The focus for RWE is on three aspects in particular:
Expansion of renewables
Green electricity is the basis for the transformation towards a climate-neutral Europe. The huge expansion in wind turbines and solar power plants therefore is paramount for the sustainable electrification of society. Thus, raising the EU expansion target to minimum 40 percent by 2030 is a logical step. But for Europe to really become the first climate-neutral continent by 2050, the expansion needs to be even faster. Besides reliable investment conditions in the member states in particular, faster approval processes are needed that will foster and speed up the expansion. The EU framework has long advocated much shorter and leaner procedures.
Incentives for green hydrogen
Green hydrogen is the key to decarbonising industrial production processes. The “Fit for 55” package creates investment incentives that will favour a swift market development. The new goals for the use of renewables in sectors such as transport and industry will also intensify demand for green hydrogen. It is helpful that carbon contracts for difference, aimed at driving hydrogen growth, can be financed via the ETS Innovation Fund.
As soon as possible, more clarity is needed regarding the regulation of hydrogen infrastructure, certification and proof of origin for climate-neutral gases.
The criteria for procuring renewable electricity to create green hydrogen laid out in the Renewables Directive should follow a pragmatic approach in order not to endanger the fast market ramp-up.
Stronger emissions trading and a competitive industry
It is good that the Commission puts further emphasis on the European Emissions Trading Scheme (ETS), thus making it the market-based key tool for EU climate policy for the long term.
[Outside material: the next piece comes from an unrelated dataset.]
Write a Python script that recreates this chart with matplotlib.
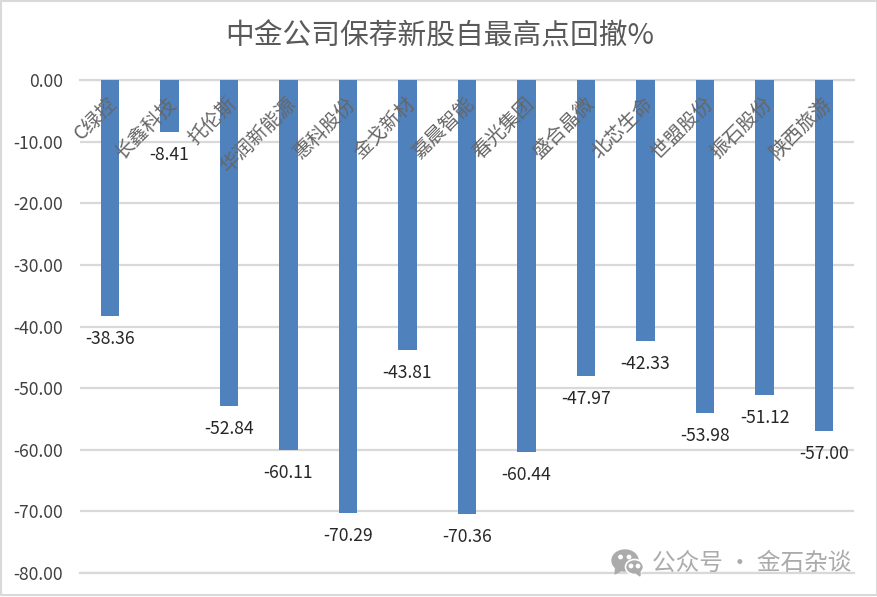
import matplotlib
matplotlib.use("Agg")
import matplotlib.pyplot as plt
from matplotlib.patches import Ellipse, Rectangle, Polygon

plt.rcParams['font.family'] = ['Noto Sans CJK SC', 'DejaVu Sans']

categories = ['C绿控', '长鑫科技', '托伦斯', '华润新能源', '惠科股份', '金戈新材', '嘉晨智能',
              '春光集团', '盛合晶微', '北芯生命', '世盟股份', '振石股份', '陕西旅游']
values = [-38.36, -8.41, -52.84, -60.11, -70.29, -43.81, -70.36,
          -60.44, -47.97, -42.33, -53.98, -51.12, -57.00]
yticks = [0, -10, -20, -30, -40, -50, -60, -70, -80]
title = '中金公司保荐新股自最高点回撤%'
watermark = '公众号 · 金石杂谈'

W, H = 878, 597
fig = plt.figure(figsize=(W / 100, H / 100), dpi=100, facecolor='white')
ax = fig.add_axes([80 / W, 1 - 573 / H, 774 / W, 493 / H])
ax.set_facecolor('white')

x = list(range(len(categories)))
ax.bar(x, values, width=0.31, color='#4F81BD', zorder=3)
ax.set_xlim(-0.5, len(categories) - 0.5)
ax.set_ylim(-80, 0)

ax.set_yticks(yticks)
ax.set_yticklabels([f'{v:.2f}' for v in yticks], fontsize=12.6, color='#404040')
ax.yaxis.grid(True, color='#D9D9D9', linewidth=1.6, zorder=1)
ax.set_axisbelow(True)
ax.tick_params(axis='both', length=0)
ax.tick_params(axis='y', pad=12)
ax.set_xticks([])
for s in ax.spines.values():
    s.set_visible(False)
for side in ['top', 'bottom']:
    ax.spines[side].set_visible(True)
    ax.spines[side].set_color('#D9D9D9')
    ax.spines[side].set_linewidth(1.6)

for xi, v, c in zip(x, values, categories):
    ax.annotate(f'{v:.2f}', (xi, v), xytext=(0, -23 * 0.72), textcoords='offset points',
                ha='center', va='center', fontsize=12.6, color='#262626', zorder=5)
    ax.annotate(c, (xi, 0), xytext=(-3 * 0.72, -13 * 0.72), textcoords='offset points',
                ha='right', va='top', rotation=45, rotation_mode='anchor',
                fontsize=14, color='#666666', zorder=6)

fig.text(440 / W, 1 - 37 / H, title, ha='center', va='center', fontsize=20.7, color='#595959')

# watermark
wm = '#ABABAB'
fig.text(652 / W, 1 - 563 / H, watermark, ha='left', va='center', fontsize=17, color=wm, zorder=10)
ov = fig.add_axes([0, 0, 1, 1], facecolor='none')
ov.set_xlim(0, W); ov.set_ylim(H, 0); ov.axis('off')
ov.add_patch(Ellipse((625, 560.5), 26, 21, color=wm, zorder=4))
ov.add_patch(Polygon([[616, 565], [615, 574], [624, 569]], color=wm, zorder=4))
ov.add_patch(Ellipse((634.5, 567), 18, 15, fc=wm, ec='white', lw=1.2, zorder=5))
ov.add_patch(Polygon([[636, 573], [640, 576], [640, 571]], color=wm, zorder=5))
for ex, ey in [(620.5, 557), (629, 557), (631, 566), (638, 566)]:
    ov.add_patch(Ellipse((ex, ey), 3.4, 3.4, color='white', zorder=6))

# outer border
ov.add_patch(Rectangle((1, 1), W - 2, H - 3, fill=False, ec='#D9D9D9', lw=1.5, zorder=7))

fig.savefig('out.png', dpi=100, facecolor='white')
Minimum prices for CO2 are not necessary if the ETS is adjusted in a clever way. The positive experiences with the ETS are used to establish a separate emissions trading scheme for transportation and buildings, in order to ensure targets will also be achieved in these sectors.
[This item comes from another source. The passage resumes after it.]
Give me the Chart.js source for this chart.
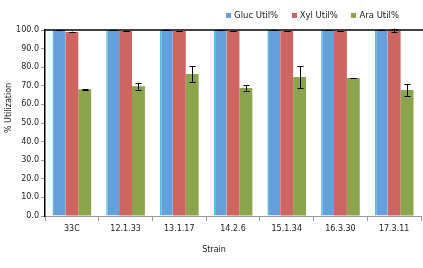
<!DOCTYPE html>
<html><head><meta charset="utf-8">
<script src="https://cdn.jsdelivr.net/npm/chart.js@4/dist/chart.umd.min.js"></script>
<style>html,body{margin:0;padding:0;background:#fff}#wrap{width:423px;height:268px;position:relative}</style>
</head><body><div id="wrap"><canvas id="c" width="423" height="268"></canvas></div>
<script>
const strains = ["33C","12.1.33","13.1.17","14.2.6","15.1.34","16.3.30","17.3.11"];
const glucUtil = [100,100,100,100,100,100,100];
const glucErr = [0.2,0.2,0.2,0.2,0.2,0.2,0.2];
const xylUtil = [98.9,99.5,99.4,99.4,99.4,99.4,99.8];
const xylErr = [0.2,0.2,0.2,0.2,0.2,0.2,1.0];
const araUtil = [68.1,69.8,76.3,68.8,74.7,74.2,67.7];
const araErr = [0.1,1.9,4.2,1.5,5.9,0.1,3.0];
const yTicks = [0,10,20,30,40,50,60,70,80,90,100];
const xTitle = 'Strain';
const yTitle = '% Utilization';

const FONT = "'DejaVu Sans', Verdana, sans-serif";

const errorBars = {
  id:'errorBars',
  afterDatasetsDraw(chart){
    const ctx = chart.ctx, ys = chart.scales.y;
    ctx.save();
    ctx.strokeStyle = '#000'; ctx.lineWidth = 1;
    chart.data.datasets.forEach((ds,i)=>{
      const meta = chart.getDatasetMeta(i);
      meta.data.forEach((bar,j)=>{
        const v = ds.data[j], e = ds.errors[j];
        const x = Math.round(bar.x)+0.5;
        const y1 = ys.getPixelForValue(v+e), y2 = ys.getPixelForValue(v-e);
        ctx.beginPath();
        ctx.moveTo(x,y1); ctx.lineTo(x,y2);
        ctx.moveTo(x-3,Math.round(y1)+0.5); ctx.lineTo(x+3,Math.round(y1)+0.5);
        ctx.moveTo(x-3,Math.round(y2)+0.5); ctx.lineTo(x+3,Math.round(y2)+0.5);
        ctx.stroke();
      });
    });
    ctx.restore();
  }
};
const decorations = {
  id:'decorations',
  afterDraw(chart){
    const a = chart.chartArea, ctx = chart.ctx;
    ctx.save();
    // top border
    ctx.strokeStyle='#000'; ctx.lineWidth=1.5;
    ctx.beginPath(); ctx.moveTo(a.left, a.top); ctx.lineTo(423, a.top); ctx.stroke();
    // axis titles
    ctx.fillStyle = '#222';
    ctx.font = "8px " + FONT;
    ctx.textAlign = 'center'; ctx.textBaseline = 'middle';
    ctx.fillText(xTitle, 214, 250);
    ctx.translate(8.5, 108); ctx.rotate(-Math.PI/2);
    ctx.fillText(yTitle, 0, 0);
    ctx.restore();
    // legend
    ctx.save();
    ctx.font = "8.5px " + FONT;
    ctx.textBaseline = 'middle'; ctx.textAlign = 'left';
    const ds = chart.data.datasets;
    const box = 5, gap = 3, itemGap = 13.5, y = 15.8;
    let total = 0;
    const widths = ds.map(d => ctx.measureText(d.label).width);
    widths.forEach((w,i)=>{ total += box + gap + w + (i<ds.length-1?itemGap:0); });
    let x = 399 - total;
    ds.forEach((d,i)=>{
      ctx.fillStyle = d.backgroundColor;
      ctx.fillRect(Math.round(x), Math.round(y-box/2), box, box);
      ctx.fillStyle = '#222';
      ctx.fillText(d.label, x+box+gap, y);
      x += box + gap + widths[i] + itemGap;
    });
    ctx.restore();
  }
};

new Chart(document.getElementById('c'), {
  type:'bar',
  data:{
    labels: strains,
    datasets:[
      {label:'Gluc Util%', data:glucUtil, errors:glucErr, backgroundColor:'#66A0DC', borderColor:'#4CC3E2', borderWidth:{left:1.5,top:0,right:0,bottom:0}, borderSkipped:false},
      {label:'Xyl Util%', data:xylUtil, errors:xylErr, backgroundColor:'#CD6560', borderWidth:0},
      {label:'Ara Util%', data:araUtil, errors:araErr, backgroundColor:'#8AA54B', borderWidth:0}
    ]
  },
  options:{
    responsive:false, animation:false,
    layout:{padding:{left:0,right:2,top:30,bottom:0}},
    datasets:{bar:{categoryPercentage:0.72, barPercentage:1.0}},
    plugins:{
      legend:{display:false},
      tooltip:{enabled:false}
    },
    scales:{
      x:{
        grid:{offset:true, drawOnChartArea:false, drawTicks:true, tickLength:5, color:'#999'},
        border:{color:'#999', width:1},
        ticks:{color:'#222', font:{family:FONT,size:8}, padding:3, maxRotation:0},
        afterFit(s){ s.height = 52; }
      },
      y:{
        min:0, max:100,
        afterBuildTicks(s){ s.ticks = yTicks.map(v=>({value:v})); },
        grid:{drawOnChartArea:false, drawTicks:true, tickLength:4, color:'#999'},
        border:{color:'#000', width:1.5},
        ticks:{color:'#222', font:{family:FONT,size:8}, padding:2, callback:v=>v.toFixed(1)},
        afterFit(s){ s.width = 45; }
      }
    }
  },
  plugins:[errorBars, decorations]
});
</script>
</body></html>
The wide range of regulations of the “Fit for 55” package presents Europe with a herculean task but offers huge opportunities at the same time. It will be paramount to combine the individual elements in a way that will avoid a “patchwork” effect. Europe needs a solid foundation that will create a climate for investments and innovation to maintain the Union’s leading position in terms of international competitiveness.
Many of the approaches in the package stimulate cross-border collaboration within Europe. With this framework in place, Europe can set standards and an example that others will follow. In global competition, successful international climate diplomacy is therefore preferable to risky isolation measures such as the Carbon Border Adjustment Mechanism (CBAM).
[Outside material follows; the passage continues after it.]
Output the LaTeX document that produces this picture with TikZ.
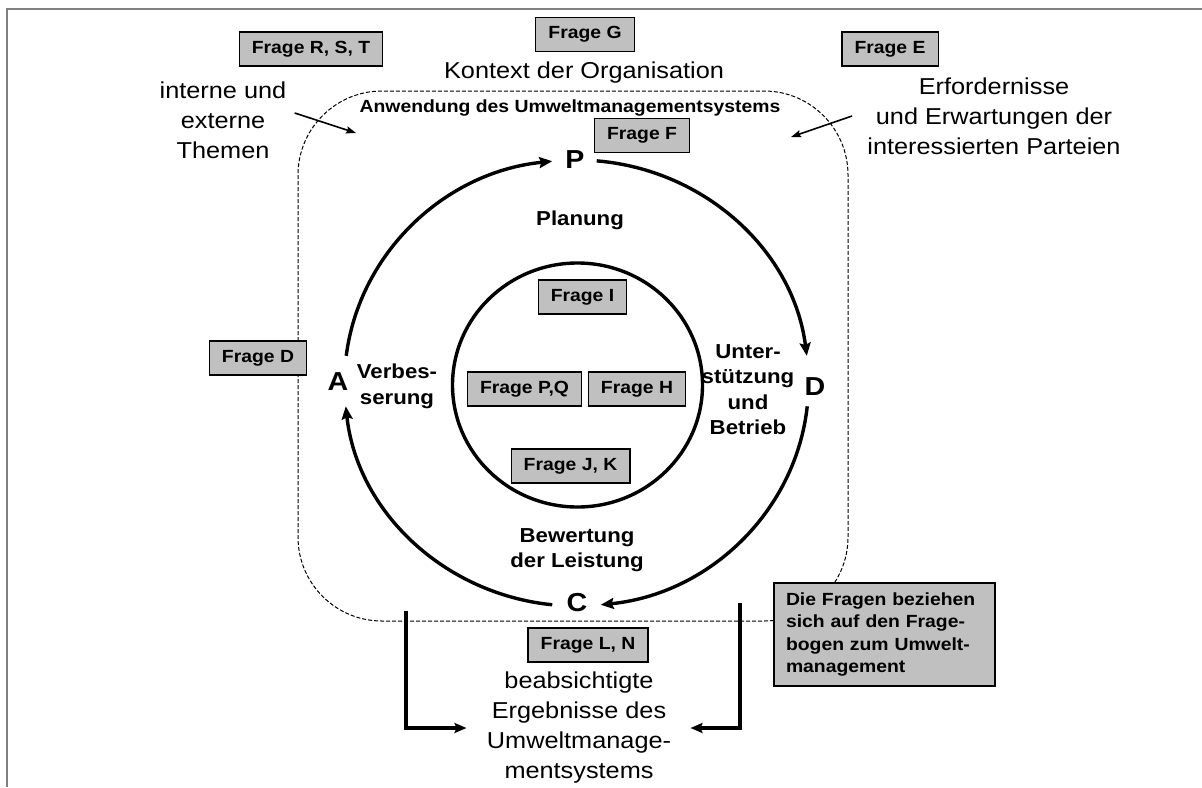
\documentclass[tikz,border=0pt]{standalone}
\usepackage{fontspec}
\setmainfont{Liberation Sans}[FakeStretch=1.1]
\usetikzlibrary{arrows.meta}
\definecolor{boxgray}{HTML}{C0C0C0}
\definecolor{framegray}{HTML}{808080}

\begin{document}
\begin{tikzpicture}[x=0.5pt,y=0.5pt,
  frage/.style={draw,fill=boxgray,line width=0.6pt,inner xsep=6.3pt,inner ysep=0pt,minimum height=17pt,font=\fontsize{8.8pt}{11.2pt}\selectfont\bfseries},
  hinweis/.style={draw,fill=boxgray,line width=0.6pt,align=left,text width=98.5pt,minimum height=51.5pt,inner xsep=6pt,font=\fontsize{8.8pt}{11.2pt}\selectfont\bfseries},
  txt/.style={align=center,inner sep=1pt,font=\fontsize{11.5pt}{15pt}\selectfont},
  lbl/.style={align=center,inner sep=1pt,font=\fontsize{10.1pt}{12.7pt}\selectfont\bfseries},
  pdca/.style={inner sep=1pt,font=\fontsize{13pt}{14pt}\selectfont\bfseries},
  cyc/.style={-{Stealth[length=6.5pt,width=5.5pt,inset=1pt]},line width=1.7pt},
  brk/.style={-{Stealth[length=6pt,width=5pt,inset=1pt]},line width=1.6pt},
  thinarr/.style={-{Stealth[length=5pt,width=3.6pt,inset=0.8pt]},line width=0.8pt}]
\useasboundingbox (0,0) rectangle (1202,-787);
\draw[framegray,line width=1pt] (7,-787) -- (7,-9) -- (1202,-9);
\draw[line width=0.5pt,dash pattern=on 2pt off 1pt,rounded corners=42pt] (298,-91) rectangle (848,-621);

\coordinate (ctr) at (576.5,-383);
\draw[line width=1.7pt] (577.5,-385) ellipse[x radius=125,y radius=122];

\node[pdca] (P) at (575,-160) {P};
\node[pdca] (D) at (815,-387) {D};
\node[pdca] (C) at (577,-603) {C};
\node[pdca] (A) at (338,-382) {A};
\draw[cyc] ([shift={(173:232 and 223)}]ctr) arc[start angle=173,end angle=96,x radius=232,y radius=223];
\draw[cyc] ([shift={(85:232 and 223)}]ctr) arc[start angle=85,end angle=7,x radius=232,y radius=223];
\draw[cyc] ([shift={(-6:232 and 223)}]ctr) arc[start angle=-6,end angle=-84,x radius=232,y radius=223];
\draw[cyc] ([shift={(-96:232 and 223)}]ctr) arc[start angle=-96,end angle=-174,x radius=232,y radius=223];

\node[frage] (frst) at (311,-49) {Frage R, S, T};
\node[frage] (frg) at (585,-34.5) {Frage G};
\node[frage] (fre) at (890,-49) {Frage E};
\node[frage] (frf) at (642,-135.5) {Frage F};
\node[frage] (frd) at (258,-358) {Frage D};
\node[frage] (fri) at (582.5,-297) {Frage I};
\node[frage] (frpq) at (524.5,-389) {Frage P,Q};
\node[frage] (frh) at (637,-389) {Frage H};
\node[frage] (frjk) at (570.5,-466) {Frage J, K};
\node[frage] (frln) at (588,-645) {Frage L, N};

\node[txt] (kontext) at (584,-73) {Kontext der Organisation};
\node[txt] (intern) at (223,-120) {interne und\\externe\\Themen};
\node[txt] (erford) at (994,-116) {Erfordernisse\\und Erwartungen der\\interessierten Parteien};
\node[txt] (res) at (579,-728) {beabsichtigte\\Ergebnisse des\\Umweltmanage-\\mentsystems};
\node[lbl,font=\fontsize{8.8pt}{11pt}\selectfont\bfseries] (anw) at (570,-108) {Anwendung des Umweltmanagementsystems};
\node[lbl] (plan) at (580,-220) {Planung};
\node[lbl] (verb) at (397,-386.5) {Verbes-\\serung};
\node[lbl] (unter) at (748,-389.5) {Unter-\\stützung\\und\\Betrieb};
\node[lbl] (bew) at (577,-550) {Bewertung\\der Leistung};

\coordinate (intin) at (356,-133);
\coordinate (erfin) at (791,-137);
\draw[thinarr] ([xshift=3pt,yshift=3.5pt]intern.east) -- (intin);
\draw[thinarr] ([xshift=-6.5pt]erford.west) -- (erfin);

\coordinate (lbtop) at (406,-611);
\coordinate (rbtop) at (740,-603);
\draw[brk] (lbtop) |- ([xshift=-9pt]res.west);
\draw[brk] (rbtop) |- ([xshift=8.5pt]res.east);

\node[hinweis] (note) at (884.5,-634.5) {Die Fragen beziehen\\sich auf den Frage-\\bogen zum Umwelt-\\management};
\end{tikzpicture}
\end{document}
European industry should receive support for the conversion to climate-friendly production respectively CO2 allowances should continue to be allocated at no cost until a level playing field for carbon costs is achieved.
RWE is one of the world’s leading renewable energy companies. It has capacity of around 11 gigawatts based on renewable energy, including hydropower and biomass as well as a highly efficient gas fleet and an international energy trading business. RWE wants to expand this position by investing in onshore and offshore windpower, photvoltaics and storage technologies. As a driver of the energy transition, the company also focusses on innovative projects such as floating offshore as well as the generation and use of hydrogen. At the same time, RWE is responsibly phasing out nuclear energy and coal. Government-mandated phaseout roadmaps have been defined for both of these energy sources. The company has a total of around 41 gigawatts of generating capacity in its portfolio and employs around 20,000 people worldwide. RWE has a clear ambition: to be carbon-neutral by 2040. On its way there, the company has set itself ambitious targets for all activities that cause greenhouse gas emissions. The renowned Science Based Targets initiative has scientifically confirmed that these emission reduction targets are in line with the Paris Agreement.